Pseudonymity is achieved when an entity is created that can clearly tie its activities together into one individuality. A Pseudonym, or nym for short, has individuality, distinction, a personality, and a name.

In contrast, Anonymity lacks these facets. It is achieved when it is not possible to tie one activity to another of the same entity.

In further contrast, we have the Real Person, who is fully identified down to the single human being [2]. That means we have three states for source of any event: anonymity, pseudonymity, and identified. And, there are two entities: nyms, and real persons [3].

Larry's definition presupposes the existence of the real person behind every nym.

In practice, that's not what happens - a pseudonymous account at Hotmail or Yahoo includes a bunch of details that may or may not point at a person behind that account. The existence of that information doesn't imply whether there are zero, one, or many people behind that account, and it doesn't imply that last week's people are next week's people.

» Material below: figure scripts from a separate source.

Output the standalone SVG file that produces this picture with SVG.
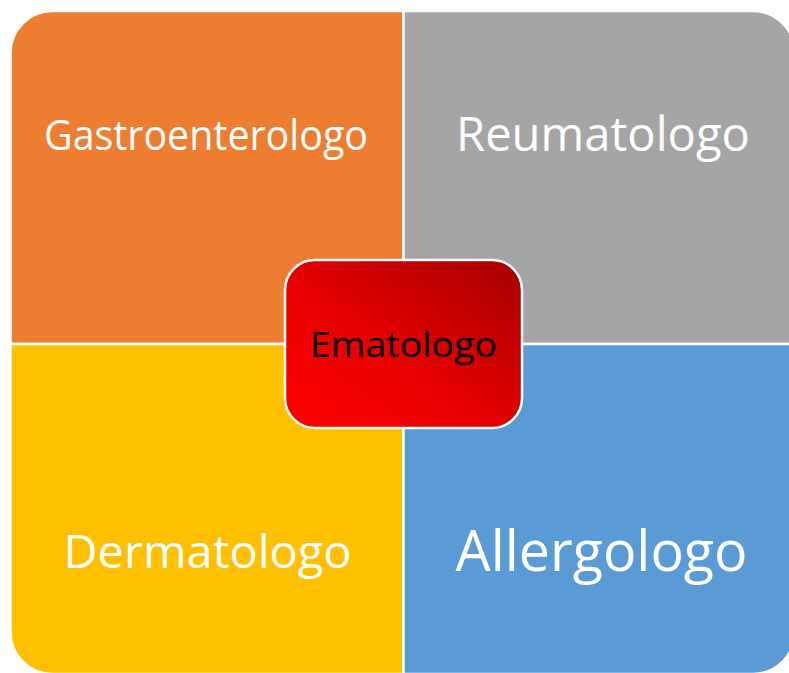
<svg xmlns="http://www.w3.org/2000/svg" width="789" height="673" viewBox="0 0 789 673">
  <style>
    .q { stroke: #FFFFFF; stroke-width: 2.5; }
    .lbl { font-family: "Open Sans", "Liberation Sans", sans-serif; fill: #FFFFFF; text-anchor: middle; }
    .center-lbl { font-family: "Open Sans", "Liberation Sans", sans-serif; fill: #000000; text-anchor: middle; }
  </style>
  <defs>
    <linearGradient id="redGrad" x1="0" y1="1" x2="1" y2="0">
      <stop offset="0" stop-color="#FF0000"/>
      <stop offset="0.45" stop-color="#E60000"/>
      <stop offset="1" stop-color="#A30000"/>
    </linearGradient>
  </defs>
  <rect x="0" y="0" width="789" height="673" fill="#FFFFFF"/>
  <g id="gastroenterologo">
    <path class="q" fill="#ED7D31" d="M10.5,53 A42,42 0 0 1 52.5,11 H403.5 V344 H10.5 Z"/>
    <text class="lbl" x="206" y="150" font-size="42" textLength="324" lengthAdjust="spacingAndGlyphs">Gastroenterologo</text>
  </g>
  <g id="reumatologo">
    <path class="q" fill="#A5A5A5" d="M403.5,11 H753 A42,42 0 0 1 795,53 V344 H403.5 Z"/>
    <text class="lbl" x="603" y="151" font-size="48" textLength="294" lengthAdjust="spacingAndGlyphs">Reumatologo</text>
  </g>
  <g id="dermatologo">
    <path class="q" fill="#FFC000" d="M10.5,344 H403.5 V674 H52.5 A42,42 0 0 1 10.5,632 Z"/>
    <text class="lbl" x="207.5" y="568" font-size="46" textLength="288" lengthAdjust="spacingAndGlyphs">Dermatologo</text>
  </g>
  <g id="allergologo">
    <path class="q" fill="#5B9BD5" d="M403.5,344 H795 V632 A42,42 0 0 1 753,674 H403.5 Z"/>
    <text class="lbl" x="601.5" y="571" font-size="56" textLength="292" lengthAdjust="spacingAndGlyphs">Allergologo</text>
  </g>
  <g id="ematologo">
    <rect x="285" y="260" width="237" height="168" rx="30" ry="30" fill="url(#redGrad)" stroke="#FFFFFF" stroke-width="2.5"/>
    <text class="center-lbl" x="403.5" y="357" font-size="34" textLength="187" lengthAdjust="spacingAndGlyphs">Ematologo</text>
  </g>
  <g id="connectors"></g>
</svg>
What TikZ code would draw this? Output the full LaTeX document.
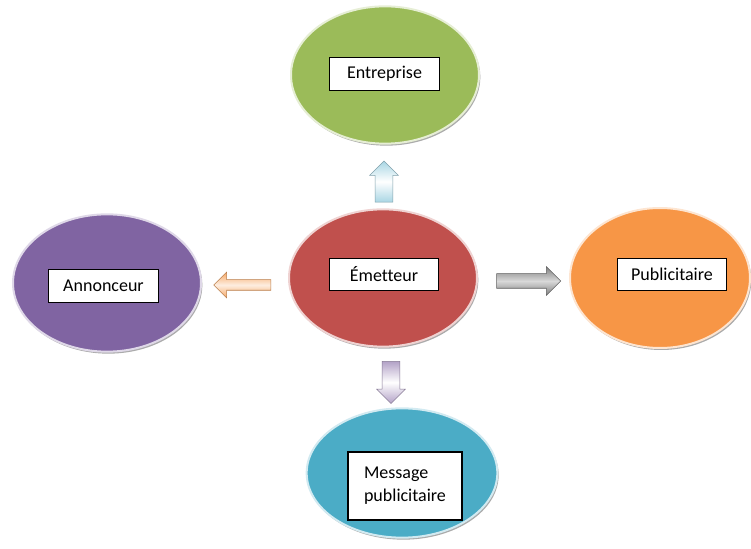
\documentclass[tikz,border=0pt]{standalone}
\usepackage{fontspec}
\setmainfont{Carlito}[Ligatures=NoCommon]
\usetikzlibrary{shapes.geometric,shapes.arrows,shadows}

\definecolor{cGreen}{HTML}{9BBB59}
\definecolor{cRed}{HTML}{C0504D}
\definecolor{cPurple}{HTML}{8064A2}
\definecolor{cOrange}{HTML}{F79646}
\definecolor{cBlue}{HTML}{4BACC6}
\definecolor{cSky}{HTML}{A9D6E4}
\definecolor{cPeach}{HTML}{F7A865}
\definecolor{cGrey}{HTML}{7F7F7F}
\definecolor{cLilac}{HTML}{B3A2C7}

\tikzset{every picture/.style={line width=0.75pt}}
\tikzset{
  bubble/.style={ellipse, minimum width=141pt, minimum height=103pt, inner sep=0pt,
    draw=#1!25, line width=1.5pt, fill=#1,
    drop shadow={shadow xshift=1pt, shadow yshift=-1.5pt, fill=black!55, opacity=0.6}},
  labelbox/.style={draw=black, line width=0.9pt, fill=white, minimum width=82pt,
    minimum height=24.5pt, inner sep=2pt, font=\fontsize{13.5}{17}\selectfont},
  blockarrow/.style 2 args={single arrow, draw=#1!75!black, line width=0.4pt,
    inner xsep=0pt, inner ysep=6.4pt, minimum width=0pt,
    top color=#1, bottom color=#1, middle color=#2, single arrow head extend=4.1pt}
}

\begin{document}
\begin{tikzpicture}[x=0.75pt,y=0.75pt,yscale=-1,xscale=1]
\useasboundingbox (0,0) rectangle (751,549);

%Shape: Ellipse
\draw (385,75) node [bubble=cGreen] (entreprise) {};
%Shape: Ellipse
\draw (107,283) node [bubble=cPurple] (annonceur) {};
%Shape: Ellipse
\draw (383,278) node [bubble=cRed] (emetteur) {};
%Shape: Ellipse
\draw (660,278) node [bubble=cOrange, minimum width=135pt, minimum height=105pt] (publicitaire) {};
%Shape: Ellipse
\draw (402,473) node [bubble=cBlue, minimum width=143pt, minimum height=97pt] (message) {};

%Shape: Single Arrow
\draw (384,186) node [blockarrow={cSky}{white}, rotate=90, minimum height=30.75pt] (toEntreprise) {};
%Shape: Single Arrow
\draw (245,285) node [blockarrow={cPeach}{white!80!cPeach}, rotate=180, minimum height=42.75pt,
  inner ysep=3.75pt, single arrow head extend=5.6pt] (toAnnonceur) {};
%Shape: Single Arrow
\draw (525,281) node [blockarrow={cGrey}{white!85!black}, minimum height=48pt,
  inner ysep=5.25pt, single arrow head extend=5.25pt] (toPublicitaire) {};
%Shape: Single Arrow
\draw (391,378) node [blockarrow={cLilac}{white}, rotate=-90, minimum height=31.5pt] (toMessage) {};

% Text Node
\draw (384.5,74) node [labelbox] (tEntreprise) {Entreprise};
% Text Node
\draw (103.5,286) node [labelbox] (tAnnonceur) {Annonceur};
% Text Node
\draw (384,274.5) node [labelbox] (tEmetteur) {Émetteur};
% Text Node
\draw (672,274.5) node [labelbox] (tPublicitaire) {Publicitaire};
% Text Node
\draw (405,486) node [labelbox, align=left, minimum width=85.5pt, minimum height=51pt] (tMessage) {Message\\publicitaire};

\end{tikzpicture}
\end{document}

But, it does imply that a single email from the account can be related to all other emails from the same nym.

For example, it has been the case that groups of people have shared the same nym in order to maintain a prolific personality. In a sense, the nym is the set of all emails from that same entity. Their personality is derived solely from the words in those emails, whereas the personality of a real person includes more information outside their words.

In contrast, when an entity (either nymous or real) writes two different emails anonymously, there is no connection between them. A crucial feature of anonymity is that it lacks "distinctive character, individuality, factors of recognition, personality."

Nyms have all that. Nyms have names, they have personalities, built over many actions. They just lack a handle back to any single human.

Why is it crucial to get the distinction clear? Because of systems design: Systems built without a full appreciation of nymity migrate into real identity systems, and repeat the existing failures. Systems built with nymity at their core are capable of solving new and interesting challenges that real identity systems will always fail at.

iang

[1] How does one organise this trackback ping thing then?

[2] What is the proper term for a Real Person and their singular Identity in this context? I don't know.

[3] For sake of brevity, I skip over the interesting application of this to "legal persons" such as corporations.